* begin SOURCE EXCERPT *

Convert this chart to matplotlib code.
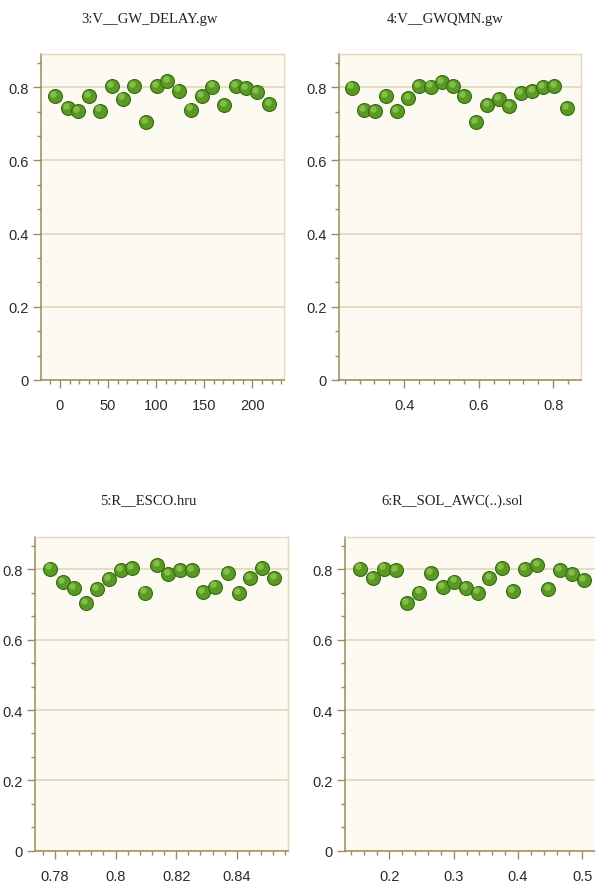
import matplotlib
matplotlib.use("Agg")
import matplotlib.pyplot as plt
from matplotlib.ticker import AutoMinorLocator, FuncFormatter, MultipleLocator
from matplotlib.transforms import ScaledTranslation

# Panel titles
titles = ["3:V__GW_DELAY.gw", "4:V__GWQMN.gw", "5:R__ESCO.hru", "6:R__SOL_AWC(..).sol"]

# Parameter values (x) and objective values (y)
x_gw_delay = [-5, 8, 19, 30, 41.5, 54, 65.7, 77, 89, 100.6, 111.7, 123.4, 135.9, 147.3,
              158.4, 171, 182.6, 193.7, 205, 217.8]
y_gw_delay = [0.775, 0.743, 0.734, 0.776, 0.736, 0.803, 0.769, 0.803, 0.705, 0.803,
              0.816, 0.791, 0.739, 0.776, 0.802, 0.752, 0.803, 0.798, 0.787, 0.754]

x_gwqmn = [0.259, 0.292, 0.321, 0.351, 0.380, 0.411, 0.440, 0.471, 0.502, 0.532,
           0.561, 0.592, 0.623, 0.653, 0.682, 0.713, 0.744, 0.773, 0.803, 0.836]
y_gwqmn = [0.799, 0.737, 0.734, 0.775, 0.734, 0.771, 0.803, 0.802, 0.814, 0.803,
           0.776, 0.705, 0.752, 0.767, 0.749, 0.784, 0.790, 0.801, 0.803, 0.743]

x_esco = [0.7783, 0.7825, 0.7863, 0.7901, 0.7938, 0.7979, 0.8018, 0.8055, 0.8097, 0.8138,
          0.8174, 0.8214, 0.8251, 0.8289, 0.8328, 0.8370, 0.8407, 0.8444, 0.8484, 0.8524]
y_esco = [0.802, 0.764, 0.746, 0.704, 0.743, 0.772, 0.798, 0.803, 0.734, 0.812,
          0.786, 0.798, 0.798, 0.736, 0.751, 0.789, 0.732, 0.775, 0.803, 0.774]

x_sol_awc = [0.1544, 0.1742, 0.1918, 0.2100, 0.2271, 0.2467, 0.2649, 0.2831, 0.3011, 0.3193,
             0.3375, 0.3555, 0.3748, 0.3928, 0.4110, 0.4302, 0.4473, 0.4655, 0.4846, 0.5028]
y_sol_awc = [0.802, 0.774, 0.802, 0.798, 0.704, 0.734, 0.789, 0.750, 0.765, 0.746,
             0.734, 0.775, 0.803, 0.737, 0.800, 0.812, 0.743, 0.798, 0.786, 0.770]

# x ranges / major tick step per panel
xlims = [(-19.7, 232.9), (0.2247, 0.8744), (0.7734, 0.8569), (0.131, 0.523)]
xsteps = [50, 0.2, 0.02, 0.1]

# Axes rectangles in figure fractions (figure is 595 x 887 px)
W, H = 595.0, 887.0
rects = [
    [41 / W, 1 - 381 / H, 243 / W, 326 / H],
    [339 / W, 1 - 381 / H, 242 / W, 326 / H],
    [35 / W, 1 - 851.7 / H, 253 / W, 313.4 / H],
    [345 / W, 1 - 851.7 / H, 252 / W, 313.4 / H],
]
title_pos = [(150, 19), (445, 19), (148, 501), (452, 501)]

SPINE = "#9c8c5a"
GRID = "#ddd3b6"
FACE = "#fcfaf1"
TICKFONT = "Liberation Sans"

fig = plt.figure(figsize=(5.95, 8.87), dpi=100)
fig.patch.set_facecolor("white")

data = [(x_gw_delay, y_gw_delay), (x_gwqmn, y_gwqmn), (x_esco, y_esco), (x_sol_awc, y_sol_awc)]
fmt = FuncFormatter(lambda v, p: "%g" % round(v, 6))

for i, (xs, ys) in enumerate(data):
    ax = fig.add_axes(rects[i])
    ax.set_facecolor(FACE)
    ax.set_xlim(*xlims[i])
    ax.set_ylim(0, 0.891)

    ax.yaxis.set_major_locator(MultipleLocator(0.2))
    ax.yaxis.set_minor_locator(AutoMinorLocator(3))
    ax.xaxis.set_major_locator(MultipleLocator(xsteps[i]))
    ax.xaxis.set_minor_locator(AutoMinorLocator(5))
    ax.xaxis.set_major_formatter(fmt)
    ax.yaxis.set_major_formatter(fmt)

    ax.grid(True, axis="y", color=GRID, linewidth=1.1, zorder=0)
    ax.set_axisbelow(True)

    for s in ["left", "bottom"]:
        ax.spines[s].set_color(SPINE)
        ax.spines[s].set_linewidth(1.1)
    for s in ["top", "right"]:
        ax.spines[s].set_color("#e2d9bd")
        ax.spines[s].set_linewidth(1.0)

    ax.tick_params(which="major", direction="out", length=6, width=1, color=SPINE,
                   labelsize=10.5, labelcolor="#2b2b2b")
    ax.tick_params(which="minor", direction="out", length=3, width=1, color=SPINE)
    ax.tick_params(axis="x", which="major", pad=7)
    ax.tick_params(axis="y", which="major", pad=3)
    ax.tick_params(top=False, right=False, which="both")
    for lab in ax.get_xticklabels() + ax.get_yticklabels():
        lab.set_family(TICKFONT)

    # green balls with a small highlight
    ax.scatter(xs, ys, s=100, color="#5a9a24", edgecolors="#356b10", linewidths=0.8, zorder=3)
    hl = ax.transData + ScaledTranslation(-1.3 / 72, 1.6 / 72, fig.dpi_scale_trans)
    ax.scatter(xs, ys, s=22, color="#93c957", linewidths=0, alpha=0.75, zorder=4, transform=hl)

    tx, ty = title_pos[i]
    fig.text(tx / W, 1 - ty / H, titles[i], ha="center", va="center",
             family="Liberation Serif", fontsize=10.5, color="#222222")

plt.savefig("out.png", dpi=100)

* end SOURCE EXCERPT *

*WHAT IS EXPECTED:*
Give back exactly the lines from the first line of the data through the line with "title_pos = [(150, 19), (445, 19), (148, 501), (452, 501)]", pictures excluded.

*PROBLEM SOLUTION:*
Convert this chart to matplotlib code.
import matplotlib
matplotlib.use("Agg")
import matplotlib.pyplot as plt
from matplotlib.ticker import AutoMinorLocator, FuncFormatter, MultipleLocator
from matplotlib.transforms import ScaledTranslation

# Panel titles
titles = ["3:V__GW_DELAY.gw", "4:V__GWQMN.gw", "5:R__ESCO.hru", "6:R__SOL_AWC(..).sol"]

# Parameter values (x) and objective values (y)
x_gw_delay = [-5, 8, 19, 30, 41.5, 54, 65.7, 77, 89, 100.6, 111.7, 123.4, 135.9, 147.3,
              158.4, 171, 182.6, 193.7, 205, 217.8]
y_gw_delay = [0.775, 0.743, 0.734, 0.776, 0.736, 0.803, 0.769, 0.803, 0.705, 0.803,
              0.816, 0.791, 0.739, 0.776, 0.802, 0.752, 0.803, 0.798, 0.787, 0.754]

x_gwqmn = [0.259, 0.292, 0.321, 0.351, 0.380, 0.411, 0.440, 0.471, 0.502, 0.532,
           0.561, 0.592, 0.623, 0.653, 0.682, 0.713, 0.744, 0.773, 0.803, 0.836]
y_gwqmn = [0.799, 0.737, 0.734, 0.775, 0.734, 0.771, 0.803, 0.802, 0.814, 0.803,
           0.776, 0.705, 0.752, 0.767, 0.749, 0.784, 0.790, 0.801, 0.803, 0.743]

x_esco = [0.7783, 0.7825, 0.7863, 0.7901, 0.7938, 0.7979, 0.8018, 0.8055, 0.8097, 0.8138,
          0.8174, 0.8214, 0.8251, 0.8289, 0.8328, 0.8370, 0.8407, 0.8444, 0.8484, 0.8524]
y_esco = [0.802, 0.764, 0.746, 0.704, 0.743, 0.772, 0.798, 0.803, 0.734, 0.812,
          0.786, 0.798, 0.798, 0.736, 0.751, 0.789, 0.732, 0.775, 0.803, 0.774]

x_sol_awc = [0.1544, 0.1742, 0.1918, 0.2100, 0.2271, 0.2467, 0.2649, 0.2831, 0.3011, 0.3193,
             0.3375, 0.3555, 0.3748, 0.3928, 0.4110, 0.4302, 0.4473, 0.4655, 0.4846, 0.5028]
y_sol_awc = [0.802, 0.774, 0.802, 0.798, 0.704, 0.734, 0.789, 0.750, 0.765, 0.746,
             0.734, 0.775, 0.803, 0.737, 0.800, 0.812, 0.743, 0.798, 0.786, 0.770]

# x ranges / major tick step per panel
xlims = [(-19.7, 232.9), (0.2247, 0.8744), (0.7734, 0.8569), (0.131, 0.523)]
xsteps = [50, 0.2, 0.02, 0.1]

# Axes rectangles in figure fractions (figure is 595 x 887 px)
W, H = 595.0, 887.0
rects = [
    [41 / W, 1 - 381 / H, 243 / W, 326 / H],
    [339 / W, 1 - 381 / H, 242 / W, 326 / H],
    [35 / W, 1 - 851.7 / H, 253 / W, 313.4 / H],
    [345 / W, 1 - 851.7 / H, 252 / W, 313.4 / H],
]
title_pos = [(150, 19), (445, 19), (148, 501), (452, 501)]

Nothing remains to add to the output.